Last month, 35 people from 14 countries and regions gathered in Jakarta, Indonesia for YATRA (Youth in Asia Training in Religious Amity), where I attended on behalf of the Uniting Church.
YATRA, meaning journey in Sanskrit, is an annual two-week program, organised by the World Council of Churches (WCC) targeting young people involved in the interfaith space around the Asia Pacific.
The program is intensive, immersive and multi-faceted, allowing participants to discern and explore what it means to be “Passionately Christian and Compassionately Interreligious,” which was the theme for this year’s event.

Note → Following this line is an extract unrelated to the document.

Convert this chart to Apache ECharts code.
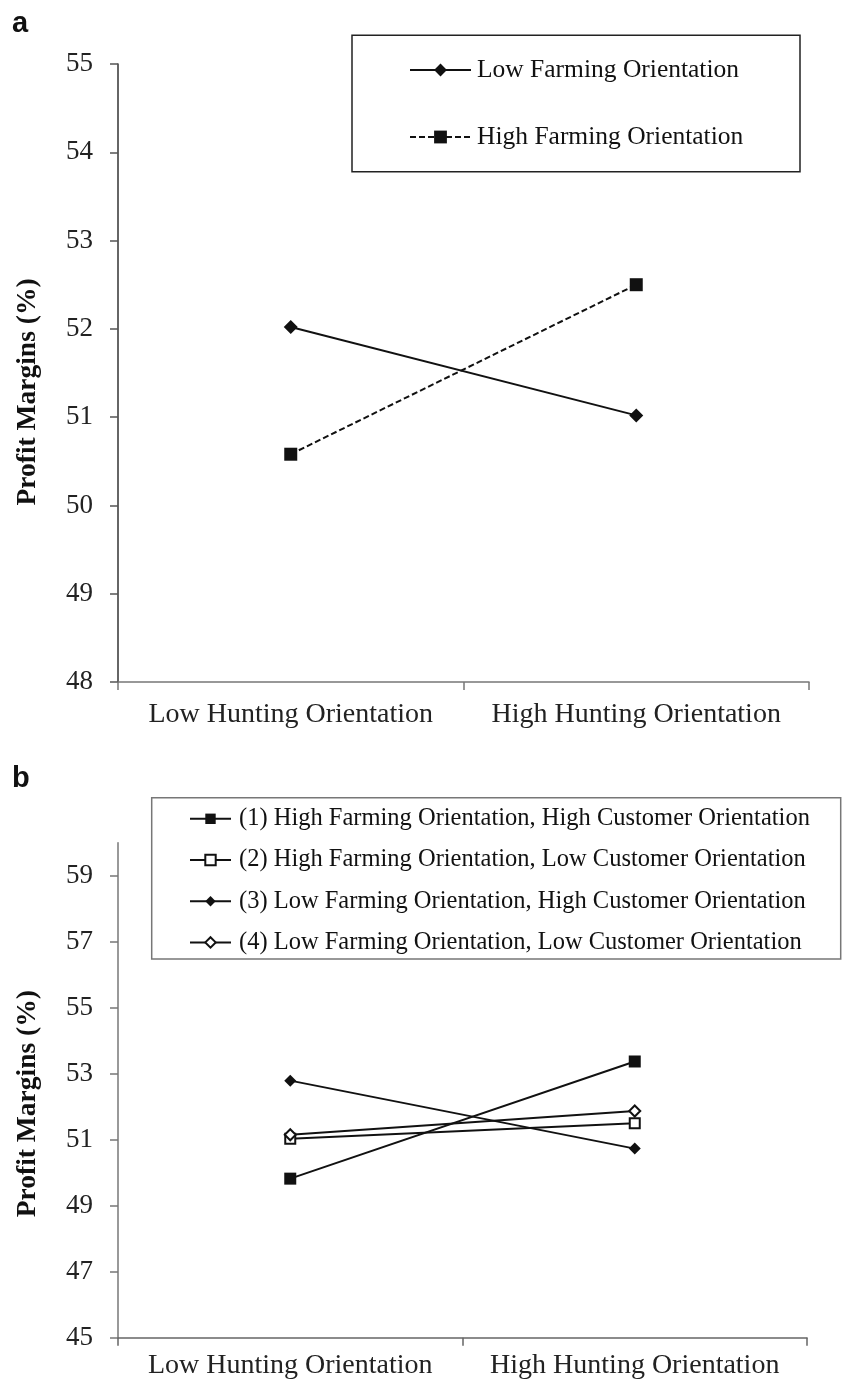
<!DOCTYPE html>
<html>
<head>
<meta charset="utf-8">
<script src="https://cdn.jsdelivr.net/npm/echarts@6/dist/echarts.min.js"></script>
<style>
  html, body { margin: 0; padding: 0; background: #fff; }
  #chart { width: 842px; height: 1381px; }
</style>
</head>
<body>
<div id="chart"></div>
<script>
// ---- Data ----
const categories = ['Low Hunting Orientation', 'High Hunting Orientation'];

// Panel a
const seriesNamesA = ['Low Farming Orientation', 'High Farming Orientation'];
const lowFarmingA = [52.02, 51.02];
const highFarmingA = [50.58, 52.50];
const yTicksA = [48, 49, 50, 51, 52, 53, 54, 55];

// Panel b
const seriesNamesB = [
  '(1) High Farming Orientation, High Customer Orientation',
  '(2) High Farming Orientation, Low Customer Orientation',
  '(3) Low Farming Orientation, High Customer Orientation',
  '(4) Low Farming Orientation, Low Customer Orientation'
];
const hfHcB = [49.82, 53.37];
const hfLcB = [51.03, 51.50];
const lfHcB = [52.79, 50.73];
const lfLcB = [51.15, 51.87];
const yTicksB = [45, 47, 49, 51, 53, 55, 57, 59];

// ---- Chart ----
const SERIF = "'Liberation Serif', 'Times New Roman', serif";
const INK = '#111';
const chart = echarts.init(document.getElementById('chart'), null, { renderer: 'canvas' });

function xAxisCfg(gridIndex, lineColor, labelMargin) {
  return {
    type: 'category', gridIndex, data: categories, boundaryGap: true,
    axisLine: { show: true, lineStyle: { color: lineColor, width: 1.5 } },
    axisTick: { show: true, inside: false, length: 8, lineStyle: { color: lineColor, width: 1.5 } },
    axisLabel: { fontFamily: SERIF, fontSize: 28, color: '#222', margin: labelMargin, interval: 0 },
    splitLine: { show: false }
  };
}

const option = {
  animation: false,
  backgroundColor: '#fff',
  grid: [
    { left: 118, top: 64, width: 691, height: 618, containLabel: false },
    { left: 118, top: 842.7, width: 689, height: 495, containLabel: false }
  ],
  xAxis: [
    xAxisCfg(0, '#777', 19),
    xAxisCfg(1, '#666', 14)
  ],
  yAxis: [
    {
      type: 'value', gridIndex: 0, min: yTicksA[0], max: yTicksA[yTicksA.length - 1], interval: 1,
      axisLine: { show: true, lineStyle: { color: '#333', width: 1.5 } },
      axisTick: { show: true, inside: false, length: 8, lineStyle: { color: '#555', width: 1.5 } },
      axisLabel: { fontFamily: SERIF, fontSize: 27, color: '#222', margin: 25 },
      splitLine: { show: false },
      name: 'Profit Margins (%)', nameLocation: 'middle', nameRotate: 90, nameGap: 76,
      nameTextStyle: { fontFamily: SERIF, fontWeight: 'bold', fontSize: 27.5, color: '#111', padding: [0, 38, 0, 0] }
    },
    {
      type: 'value', gridIndex: 1, min: 45, max: 60,
      axisLine: { show: true, lineStyle: { color: '#777', width: 1.5 } },
      axisTick: { show: true, inside: false, length: 8, customValues: yTicksB, lineStyle: { color: '#777', width: 1.5 } },
      axisLabel: { fontFamily: SERIF, fontSize: 27, color: '#222', margin: 25, customValues: yTicksB },
      splitLine: { show: false },
      name: 'Profit Margins (%)', nameLocation: 'middle', nameRotate: 90, nameGap: 76,
      nameTextStyle: { fontFamily: SERIF, fontWeight: 'bold', fontSize: 27.5, color: '#111', padding: [0, 27, 0, 0] }
    }
  ],
  legend: [
    {
      data: seriesNamesA, orient: 'vertical', left: 409, top: 57, padding: 0,
      itemWidth: 61, itemHeight: 16, itemGap: 41, selectedMode: false,
      textStyle: { fontFamily: SERIF, fontSize: 25.5, lineHeight: 26, color: '#111', padding: [0, 0, 0, 1] }
    },
    {
      data: seriesNamesB, orient: 'vertical', left: 189, top: 806.3, padding: 0,
      itemWidth: 41, itemHeight: 13, itemGap: 16.2, selectedMode: false,
      textStyle: { fontFamily: SERIF, fontSize: 24.5, lineHeight: 24, color: '#111', padding: [0, 0, 0, 3] }
    }
  ],
  graphic: [
    { type: 'rect', shape: { x: 352, y: 35.3, width: 448, height: 136.4 }, style: { fill: 'none', stroke: '#222', lineWidth: 1.5 }, z: 1 },
    { type: 'rect', shape: { x: 151.7, y: 797.7, width: 689, height: 161.3 }, style: { fill: 'none', stroke: '#777', lineWidth: 1.5 }, z: 1 },
    { type: 'text', x: 12, y: 38, style: { text: 'a', font: "bold 29px 'Liberation Sans', Arial, sans-serif", fill: '#111', textVerticalAlign: 'bottom', verticalAlign: 'bottom' } },
    { type: 'text', x: 12, y: 793, style: { text: 'b', font: "bold 29px 'Liberation Sans', Arial, sans-serif", fill: '#111', textVerticalAlign: 'bottom', verticalAlign: 'bottom' } }
  ],
  series: [
    {
      name: seriesNamesA[0], type: 'line', xAxisIndex: 0, yAxisIndex: 0, data: lowFarmingA,
      symbol: 'diamond', symbolSize: 14, showAllSymbol: true,
      lineStyle: { color: INK, width: 2, type: 'solid' }, itemStyle: { color: INK }
    },
    {
      name: seriesNamesA[1], type: 'line', xAxisIndex: 0, yAxisIndex: 0, data: highFarmingA,
      symbol: 'rect', symbolSize: 13,
      lineStyle: { color: INK, width: 2, type: [6, 3] }, itemStyle: { color: INK }
    },
    {
      name: seriesNamesB[0], type: 'line', xAxisIndex: 1, yAxisIndex: 1, data: hfHcB,
      symbol: 'rect', symbolSize: 12,
      lineStyle: { color: INK, width: 2 }, itemStyle: { color: INK }
    },
    {
      name: seriesNamesB[1], type: 'line', xAxisIndex: 1, yAxisIndex: 1, data: hfLcB,
      symbol: 'emptyRect', symbolSize: 10,
      lineStyle: { color: INK, width: 2 }, itemStyle: { color: INK, borderWidth: 1.5 }
    },
    {
      name: seriesNamesB[2], type: 'line', xAxisIndex: 1, yAxisIndex: 1, data: lfHcB,
      symbol: 'diamond', symbolSize: 12,
      lineStyle: { color: INK, width: 2 }, itemStyle: { color: INK }
    },
    {
      name: seriesNamesB[3], type: 'line', xAxisIndex: 1, yAxisIndex: 1, data: lfLcB,
      symbol: 'emptyDiamond', symbolSize: 11,
      lineStyle: { color: INK, width: 2 }, itemStyle: { color: INK, borderWidth: 1.5 }
    }
  ]
};
chart.setOption(option);
</script>
</body>
</html>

Participants delved into Indonesian culture in the bustling urban chaos of Jakarta, where to cross the road means sticking out your arm, heading into the traffic and knowing that the sea will part for you.
We received divine hospitality with a vast array of cultural and religious exposure visits, including a Hindu temple, Buddhist temple, a Catholic cathedral and a mosque.

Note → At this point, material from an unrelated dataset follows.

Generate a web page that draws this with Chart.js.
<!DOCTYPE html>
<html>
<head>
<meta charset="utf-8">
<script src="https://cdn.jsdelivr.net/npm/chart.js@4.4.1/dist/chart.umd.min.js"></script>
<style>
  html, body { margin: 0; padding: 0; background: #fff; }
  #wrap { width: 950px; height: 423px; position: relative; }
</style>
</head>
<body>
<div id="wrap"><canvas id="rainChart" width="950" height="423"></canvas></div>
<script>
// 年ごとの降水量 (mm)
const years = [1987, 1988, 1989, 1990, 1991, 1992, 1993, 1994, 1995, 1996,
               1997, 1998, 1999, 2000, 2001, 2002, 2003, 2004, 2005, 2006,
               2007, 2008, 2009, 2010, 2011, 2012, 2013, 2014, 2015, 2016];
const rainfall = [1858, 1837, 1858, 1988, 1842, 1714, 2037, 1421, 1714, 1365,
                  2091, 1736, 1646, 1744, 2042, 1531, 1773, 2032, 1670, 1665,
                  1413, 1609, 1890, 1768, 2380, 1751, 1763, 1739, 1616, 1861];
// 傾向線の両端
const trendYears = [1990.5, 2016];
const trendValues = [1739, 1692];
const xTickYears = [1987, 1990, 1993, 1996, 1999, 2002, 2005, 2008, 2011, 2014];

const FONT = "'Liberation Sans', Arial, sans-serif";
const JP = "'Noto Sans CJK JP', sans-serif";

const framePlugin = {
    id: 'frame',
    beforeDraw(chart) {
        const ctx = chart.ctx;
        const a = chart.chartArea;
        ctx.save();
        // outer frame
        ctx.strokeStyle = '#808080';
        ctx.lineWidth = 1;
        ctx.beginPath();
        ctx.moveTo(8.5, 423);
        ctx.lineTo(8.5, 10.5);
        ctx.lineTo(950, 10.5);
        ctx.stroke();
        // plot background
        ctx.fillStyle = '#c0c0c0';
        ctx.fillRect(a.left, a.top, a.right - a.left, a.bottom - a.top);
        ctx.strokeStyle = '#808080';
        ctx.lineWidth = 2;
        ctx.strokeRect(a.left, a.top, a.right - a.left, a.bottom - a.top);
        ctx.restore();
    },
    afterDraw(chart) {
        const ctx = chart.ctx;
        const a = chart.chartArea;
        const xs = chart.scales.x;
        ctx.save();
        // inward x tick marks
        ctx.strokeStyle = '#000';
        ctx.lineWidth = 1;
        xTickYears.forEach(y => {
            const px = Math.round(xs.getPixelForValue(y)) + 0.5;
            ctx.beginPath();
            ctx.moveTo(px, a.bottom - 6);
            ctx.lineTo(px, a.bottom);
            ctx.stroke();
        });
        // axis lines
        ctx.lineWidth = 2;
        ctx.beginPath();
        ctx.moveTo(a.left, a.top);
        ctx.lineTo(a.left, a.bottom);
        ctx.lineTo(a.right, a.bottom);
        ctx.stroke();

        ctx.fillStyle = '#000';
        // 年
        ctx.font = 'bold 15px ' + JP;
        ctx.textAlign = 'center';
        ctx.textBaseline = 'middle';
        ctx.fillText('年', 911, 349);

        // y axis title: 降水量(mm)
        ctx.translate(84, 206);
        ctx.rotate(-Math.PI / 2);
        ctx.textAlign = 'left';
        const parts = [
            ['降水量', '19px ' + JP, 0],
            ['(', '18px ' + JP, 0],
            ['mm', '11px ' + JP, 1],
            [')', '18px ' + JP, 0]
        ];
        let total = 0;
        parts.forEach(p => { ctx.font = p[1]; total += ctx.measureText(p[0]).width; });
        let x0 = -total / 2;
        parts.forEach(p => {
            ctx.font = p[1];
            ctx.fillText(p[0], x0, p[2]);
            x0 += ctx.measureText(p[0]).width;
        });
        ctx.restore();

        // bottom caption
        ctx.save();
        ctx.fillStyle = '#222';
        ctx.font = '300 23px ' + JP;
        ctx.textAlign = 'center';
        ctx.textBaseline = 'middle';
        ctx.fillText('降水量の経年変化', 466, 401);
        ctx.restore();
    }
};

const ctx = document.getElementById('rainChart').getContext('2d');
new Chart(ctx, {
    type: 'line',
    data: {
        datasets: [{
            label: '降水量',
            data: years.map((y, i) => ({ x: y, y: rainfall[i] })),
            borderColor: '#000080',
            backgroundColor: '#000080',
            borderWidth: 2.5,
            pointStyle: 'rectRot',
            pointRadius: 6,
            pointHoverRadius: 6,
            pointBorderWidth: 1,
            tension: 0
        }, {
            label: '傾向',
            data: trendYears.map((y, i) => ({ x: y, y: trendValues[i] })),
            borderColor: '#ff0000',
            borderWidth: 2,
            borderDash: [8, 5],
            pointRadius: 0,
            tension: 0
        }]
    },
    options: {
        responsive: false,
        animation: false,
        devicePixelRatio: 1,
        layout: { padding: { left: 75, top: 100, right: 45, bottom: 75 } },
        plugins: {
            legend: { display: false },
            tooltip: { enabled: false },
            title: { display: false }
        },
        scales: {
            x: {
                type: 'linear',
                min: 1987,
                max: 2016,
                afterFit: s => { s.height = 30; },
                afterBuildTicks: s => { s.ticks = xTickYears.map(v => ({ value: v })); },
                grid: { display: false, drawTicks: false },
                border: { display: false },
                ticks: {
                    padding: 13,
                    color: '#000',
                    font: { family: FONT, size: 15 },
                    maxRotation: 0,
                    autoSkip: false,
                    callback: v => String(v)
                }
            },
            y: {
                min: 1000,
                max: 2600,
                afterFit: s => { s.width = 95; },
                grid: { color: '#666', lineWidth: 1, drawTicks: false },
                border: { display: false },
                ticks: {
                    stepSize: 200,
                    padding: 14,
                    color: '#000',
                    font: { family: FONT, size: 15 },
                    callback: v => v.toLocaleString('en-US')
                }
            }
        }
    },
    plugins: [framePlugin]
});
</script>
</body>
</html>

We experienced diverse landscape in a rural setting as well, travelling to Bandung city in West Java, to meet a group of young Muslim and Christian community leaders working together in the midst of that area’s hotbed of social unrest.
The first week was spent delving into the theology of interreligious dialogue and participating in multicultural worship. Each morning we were taken on a journey by our fellow participants to Bangladesh, Pakistan, Myanmar, India, Samoa, Tonga, Philippians and many more countries and faith traditions. Through reading sacred texts, we learned to identify our contextual realities and understand our embedded theology.
The second week was spent living out and embodying our theology, through meeting various peace activists.
I have always tried to approach interreligious work from a relationship level. The common theme that ran through the meetings with peace activists was that change comes through the everyday encounters.
I asked a fellow participant what the most salient lesson for her was and she spoke about the doers; the young social activists who chose understanding over fear.
“They inspired me so much and changed the way I engage with opposing ideologies,” she said.
“That approaching people as friends is the only way forward for real peace and love”.
The YATRA program is truly transformative. Sharing the space with 34 other people from across the globe can be quite a confronting experience, but it is within that space that we learn the most about our own capabilities.
The cultural context that each person brings invited deep listening and deep learning. Listening to ourselves and others and learning where, in our thoughts and theology we are embedded; learning to be reflexive; then understanding and practising how we can live out our faith as passionate Christians.
The people and this place have energised me and will be forever in my heart. Their faith, creativity, and the courage it takes to bridges across cultural and religious divides, are nothing short of inspiring.
Do you agree that everyday encounters are the best way to bridge divides between faiths? Do you have any examples?